Evaluation Sets from Real Work Artifacts
Communications & Media • ~7–8 min read • Updated Mar 7, 2025
Context
Most evaluation datasets fail the reality test: they are synthetic, oversimplified, or divorced from the edge cases that derail production AI systems. The richest evaluation material already exists in your organization’s work artifacts—tickets, support chats, meeting transcripts, and documentation. Mining these sources yields evaluation sets that truly reflect day-to-day challenges.
Core Framework
- Source Inventory: Identify artifacts—tickets, internal wiki pages, support emails, call transcripts—and classify by sensitivity and format.

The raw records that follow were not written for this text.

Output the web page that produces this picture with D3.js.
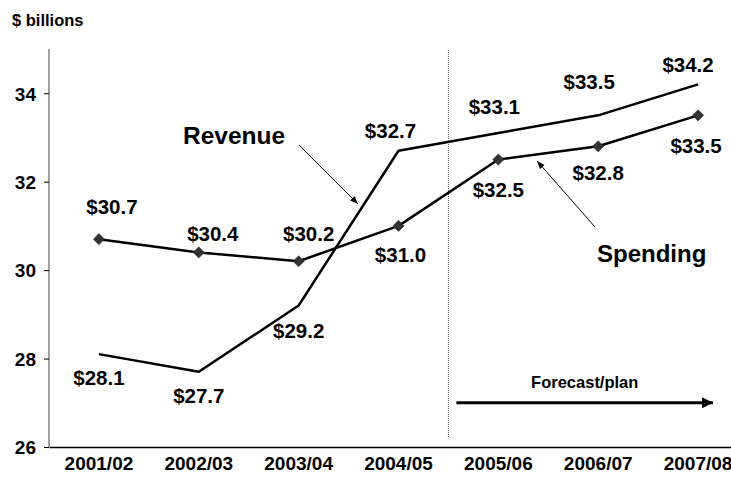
<!DOCTYPE html>
<html>
<head>
<meta charset="utf-8">
<script src="https://cdn.jsdelivr.net/npm/d3@7"></script>
<style>
  html, body { margin: 0; padding: 0; background: #fff; overflow: hidden; }
  svg { display: block; }
  svg text { font-family: "Liberation Sans", Arial, sans-serif; font-weight: bold; fill: #000; }
</style>
</head>
<body>
<div id="chart"></div>
<script>
// Data
const years = ['2001/02', '2002/03', '2003/04', '2004/05', '2005/06', '2006/07', '2007/08'];
const revenue = [28.1, 27.7, 29.2, 32.7, 33.1, 33.5, 34.2];
const spending = [30.7, 30.4, 30.2, 31.0, 32.5, 32.8, 33.5];
const yTicks = [26, 28, 30, 32, 34];
const forecastStart = '2005/06';

// Label nudges (px) relative to each point, as placed in the original
const revenueLabelOffset = [[0, 23], [0, 24], [0, 25], [-8, -20], [-4, -26], [-9, -34], [-10, -20]];
const spendingLabelOffset = [[13, -33], [14, -19], [10, -28], [2, 29], [0, 30], [0, 26], [-2, 30]];

const width = 731, height = 478;
const margin = { top: 49, right: -17, bottom: 31, left: 49 };
const innerWidth = width - margin.left - margin.right;
const innerHeight = height - margin.top - margin.bottom;

const svg = d3.select('#chart').append('svg')
    .attr('width', width)
    .attr('height', height);

svg.append('defs').call(defs => {
    defs.append('marker')
        .attr('id', 'thin-arrow')
        .attr('viewBox', '0 0 10 10')
        .attr('refX', 10).attr('refY', 5)
        .attr('markerWidth', 8).attr('markerHeight', 8)
        .attr('markerUnits', 'userSpaceOnUse')
        .attr('orient', 'auto')
        .append('path')
        .attr('d', 'M0,1 L10,5 L0,9 z')
        .attr('fill', '#000');
    defs.append('marker')
        .attr('id', 'thick-arrow')
        .attr('viewBox', '0 0 10 10')
        .attr('refX', 10).attr('refY', 5)
        .attr('markerWidth', 11).attr('markerHeight', 11)
        .attr('markerUnits', 'userSpaceOnUse')
        .attr('orient', 'auto')
        .append('path')
        .attr('d', 'M0,0 L10,5 L0,10 z')
        .attr('fill', '#000');
});

const g = svg.append('g').attr('transform', `translate(${margin.left},${margin.top})`);

// Scales
const x = d3.scaleBand().domain(years).range([0, innerWidth]).padding(0);
const cx = d => x(d) + x.bandwidth() / 2;
const y = d3.scaleLinear().domain([26, 35]).range([innerHeight, 0]);

// Y axis
g.append('g')
    .call(d3.axisLeft(y).tickValues(yTicks).tickSize(5).tickPadding(8).tickFormat(d3.format('d')))
    .attr('font-size', null).attr('font-family', null)
    .call(a => a.select('.domain').attr('d', `M0,0V${innerHeight}`).attr('stroke', '#444'))
    .call(a => a.selectAll('line').attr('stroke', '#000'))
    .call(a => a.selectAll('text').attr('font-size', 19).attr('dy', '0.36em'));

// X axis
g.append('g')
    .attr('transform', `translate(0,${innerHeight})`)
    .call(d3.axisBottom(x).tickSize(0).tickPadding(10))
    .attr('font-size', null).attr('font-family', null)
    .call(a => a.select('.domain').attr('stroke', '#000').attr('stroke-width', 1.5))
    .call(a => a.selectAll('text').attr('font-size', 19));

// Units label
svg.append('text')
    .attr('x', 12).attr('y', 26)
    .attr('font-size', 16.5)
    .text('$ billions');

// Forecast divider
const divX = x(forecastStart);
g.append('line')
    .attr('x1', divX).attr('x2', divX)
    .attr('y1', 1).attr('y2', innerHeight - 9)
    .attr('stroke', '#666')
    .attr('stroke-width', 1)
    .attr('stroke-dasharray', '1,1');

// Forecast arrow
const fy = y(27.0);
g.append('line')
    .attr('x1', divX + 8).attr('x2', cx(years[6]) + 15)
    .attr('y1', fy).attr('y2', fy)
    .attr('stroke', '#000')
    .attr('stroke-width', 3)
    .attr('marker-end', 'url(#thick-arrow)');
g.append('text')
    .attr('x', (divX + 8 + cx(years[6]) + 15) / 2)
    .attr('y', fy - 15)
    .attr('text-anchor', 'middle')
    .attr('font-size', 16.5)
    .text('Forecast/plan');

// Lines
const line = d3.line().x((d, i) => cx(years[i])).y(d => y(d));

g.append('path')
    .datum(revenue)
    .attr('d', line)
    .attr('fill', 'none')
    .attr('stroke', '#000')
    .attr('stroke-width', 2.5)
    .attr('stroke-linejoin', 'round');

g.append('path')
    .datum(spending)
    .attr('d', line)
    .attr('fill', 'none')
    .attr('stroke', '#000')
    .attr('stroke-width', 2.5)
    .attr('stroke-linejoin', 'round');

// Spending markers
g.selectAll('path.diamond')
    .data(spending)
    .join('path')
    .attr('class', 'diamond')
    .attr('d', d3.symbol(d3.symbolDiamond2, 80))
    .attr('transform', (d, i) => `translate(${cx(years[i])},${y(d)})`)
    .attr('fill', '#333')
    .attr('stroke', '#222')
    .attr('stroke-width', 0.5);

// Value labels
const fmt = d => '$' + d.toFixed(1);
function addLabels(values, offsets) {
    g.append('g').selectAll('text')
        .data(values)
        .join('text')
        .attr('x', (d, i) => cx(years[i]) + offsets[i][0])
        .attr('y', (d, i) => y(d) + offsets[i][1])
        .attr('dy', '0.36em')
        .attr('text-anchor', 'middle')
        .attr('font-size', 20.5)
        .text(fmt);
}
addLabels(revenue, revenueLabelOffset);
addLabels(spending, spendingLabelOffset);

// Series callouts
g.append('text')
    .attr('x', 183 - margin.left).attr('y', 144 - margin.top)
    .attr('font-size', 24.5)
    .text('Revenue');
g.append('line')
    .attr('x1', 299 - margin.left).attr('y1', 145 - margin.top)
    .attr('x2', 358 - margin.left).attr('y2', 204 - margin.top)
    .attr('stroke', '#000').attr('stroke-width', 1)
    .attr('marker-end', 'url(#thin-arrow)');

g.append('text')
    .attr('x', 597 - margin.left).attr('y', 262 - margin.top)
    .attr('font-size', 24)
    .text('Spending');
g.append('line')
    .attr('x1', 595 - margin.left).attr('y1', 227 - margin.top)
    .attr('x2', 537 - margin.left).attr('y2', 161 - margin.top)
    .attr('stroke', '#000').attr('stroke-width', 1)
    .attr('marker-end', 'url(#thin-arrow)');
</script>
</body>
</html>
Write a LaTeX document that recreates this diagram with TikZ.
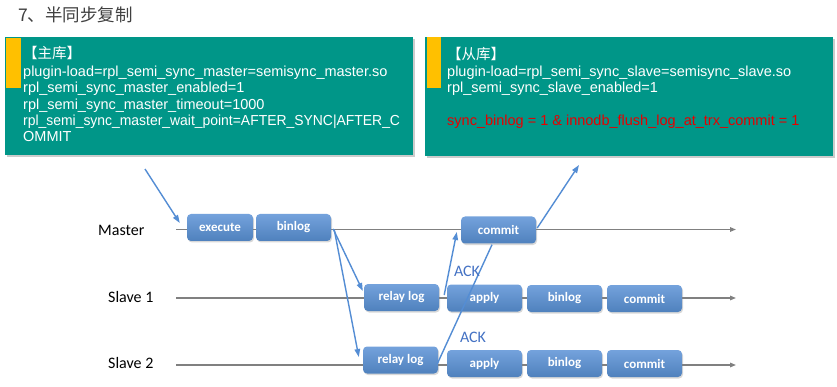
\documentclass[tikz,border=0pt]{standalone}
\usepackage{fontspec}
\setmainfont{Liberation Sans}
\newfontfamily\cjk{Noto Sans CJK SC}
\newfontfamily\carl{Carlito}
\usetikzlibrary{arrows.meta,shadows,calc}
\definecolor{teal1}{RGB}{0,150,136}
\definecolor{gold1}{RGB}{255,192,0}
\definecolor{boxtop}{RGB}{116,162,220}
\definecolor{boxbot}{RGB}{79,129,189}
\definecolor{arrowblue}{RGB}{84,141,212}
\definecolor{linegray}{RGB}{128,128,128}
\definecolor{ackblue}{RGB}{68,114,196}
\definecolor{titlegray}{RGB}{64,64,64}
\definecolor{redtext}{RGB}{230,0,0}
\begin{document}
\begin{tikzpicture}[x=1pt,y=-1pt,
  panel/.style={fill=teal1},
  panelshadow/.style={fill=black,opacity=0.2},
  bar/.style={fill=gold1},
  ptext/.style={anchor=base west, inner sep=0, text=white, font=\fontsize{14.5}{16}\selectfont},
  procbox/.style={rounded corners=4pt, top color=boxtop, bottom color=boxbot,
    minimum height=27pt, minimum width=75pt, text=white, inner sep=0,
    font=\carl\bfseries\fontsize{13}{14}\selectfont,
    drop shadow={opacity=0.3, shadow xshift=1pt, shadow yshift=-1.5pt}},
  rowlabel/.style={anchor=west, inner sep=0, font=\carl\fontsize{16}{18}\selectfont},
  acklabel/.style={inner sep=0, text=ackblue, font=\carl\fontsize{16}{18}\selectfont},
  flow/.style={draw=arrowblue, line width=1.4pt, -{Triangle[length=8pt,width=5.5pt]}},
  flowplain/.style={draw=arrowblue, line width=1.4pt},
  timeline/.style={draw=linegray, line width=1.4pt, -{Triangle[length=6pt,width=4.5pt]}}
]
\useasboundingbox (0,0) rectangle (837,387);
\fill[white] (0,0) rectangle (837,387);

% title
\node[anchor=base west, inner sep=0, text=titlegray, font=\cjk\fontsize{17.5}{20}\selectfont] (title) at (18,21.5) {7、半同步复制};

% left panel
\fill[panelshadow] (7,39) rectangle (415,157);
\fill[panel] (5,37) rectangle (413,155);
\fill[bar] (6,38) rectangle (21,88);
\node[ptext] (l1) at (23,59) {\cjk 【主库】};
\node[ptext] (l2) at (23,77) {plugin-load=rpl\_semi\_sync\_master=semisync\_master.so};
\node[ptext] (l3) at (23,93) {rpl\_semi\_sync\_master\_enabled=1};
\node[ptext] (l4) at (23,109.5) {rpl\_semi\_sync\_master\_timeout=1000};
\node[ptext] (l5) at (23,126) {\scalebox{0.96}[1]{rpl\_semi\_sync\_master\_wait\_point=AFTER\_SYNC|AFTER\_C}};
\node[ptext] (l6) at (23,142) {OMMIT};

% right panel
\fill[panelshadow] (427,39) rectangle (835,158);
\fill[panel] (425,37) rectangle (833,156);
\fill[bar] (427,37) rectangle (441,88);
\node[ptext] (r1t) at (447,60) {\cjk 【从库】};
\node[ptext] (r2t) at (447,77) {plugin-load=rpl\_semi\_sync\_slave=semisync\_slave.so};
\node[ptext] (r3t) at (447,93) {rpl\_semi\_sync\_slave\_enabled=1};
\node[ptext, text=redtext] (r4t) at (447,126) {sync\_binlog = 1 \& innodb\_flush\_log\_at\_trx\_commit = 1};

% row labels
\node[rowlabel] (lm) at (98,230) {Master};
\node[rowlabel] (ls1) at (108,297) {Slave 1};
\node[rowlabel] (ls2) at (108,363) {Slave 2};

% timelines
\coordinate (ms) at (176,229.5); \coordinate (me) at (736,229.5);
\coordinate (s1s) at (176,298); \coordinate (s1e) at (736,298);
\coordinate (s2s) at (176,365); \coordinate (s2e) at (736,365);
\draw[timeline] (ms) -- (me);
\draw[timeline] (s1s) -- (s1e);
\draw[timeline] (s2s) -- (s2e);

% master boxes
\node[procbox, minimum width=66pt] (mex) at (220,227.5) {execute};
\node[procbox] (mbl) at (293.5,227.5) {binlog};
\node[procbox] (mcm) at (498.5,230) {commit};
% slave 1
\node[procbox] (r1) at (401.5,297.5) {relay log};
\node[procbox] (a1) at (484.5,298) {apply};
\node[procbox] (b1) at (564.5,298.5) {binlog};
\node[procbox] (c1) at (644.5,298.5) {commit};
% slave 2
\node[procbox] (r2) at (400.5,360) {relay log};
\node[procbox] (a2) at (484.5,363.5) {apply};
\node[procbox] (b2) at (564.5,363.5) {binlog};
\node[procbox] (c2) at (644.5,363.5) {commit};

% flows
\coordinate (client) at (145,169);
\coordinate (outc) at (579,165);
\draw[flow] (client) -- ([xshift=-7pt,yshift=4.5pt]mex.west);
\draw[flow] ([xshift=2pt,yshift=-1.5pt]mbl.east) -- ([xshift=-1pt,yshift=6.5pt]r1.west);
\draw[flow] ([xshift=3pt,yshift=-2pt]mbl.east) -- ([xshift=-4pt,yshift=3pt]r2.west);
\draw[flow] ([xshift=5pt,yshift=2.5pt]r1.east) -- ([xshift=-4pt,yshift=-2pt]mcm.west);
\draw[flowplain] ([xshift=-1pt,yshift=-4pt]r2.east) -- ([xshift=-6.5pt,yshift=-1pt]mcm.south);
\draw[flow] ([xshift=1pt,yshift=2pt]mcm.east) -- (outc);

\node[acklabel] (ack1) at (467,271) {ACK};
\node[acklabel] (ack2) at (473,337) {ACK};
\end{tikzpicture}
\end{document}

- Data Protection: Apply automated redaction for PII/PHI, contractual terms, and security credentials before further processing.
- Representative Sampling: Stratify by frequency, severity, and domain coverage. Balance “happy path” cases with failure and escalation examples.
- Golden Annotation: Use SMEs to label correct outputs, rationales, or preferred responses for each case.
- Evaluation Harness: Integrate into CI/CD pipelines so models are automatically scored against these cases pre-release.
Recommended Actions
- Establish an automated artifact ingestion process with pre-processing hooks.
- Define clear retention and disposal rules for sensitive evaluation data.
- Maintain a versioned catalog of evaluation sets with change logs.
- Use blinded reviews to reduce annotation bias.
- Track longitudinal performance to spot drift.
Common Pitfalls
- Failing to de-identify properly, risking compliance breaches.
- Over-representing common, easy cases while missing critical outliers.
- Losing track of dataset provenance, making results irreproducible.
- Building static sets that do not evolve with product and user behavior.
Quick Win Checklist
- Identify two artifact sources and run a redacted extraction.
- Create 50–100 golden cases from real incidents.
- Wire evaluation into pre-deployment checks.
- Review and refresh quarterly.
Closing
Evaluation sets grounded in real work artifacts turn AI testing from a lab exercise into a production safeguard. With proper governance and regular refresh, they become a living asset that raises quality, resilience, and trust.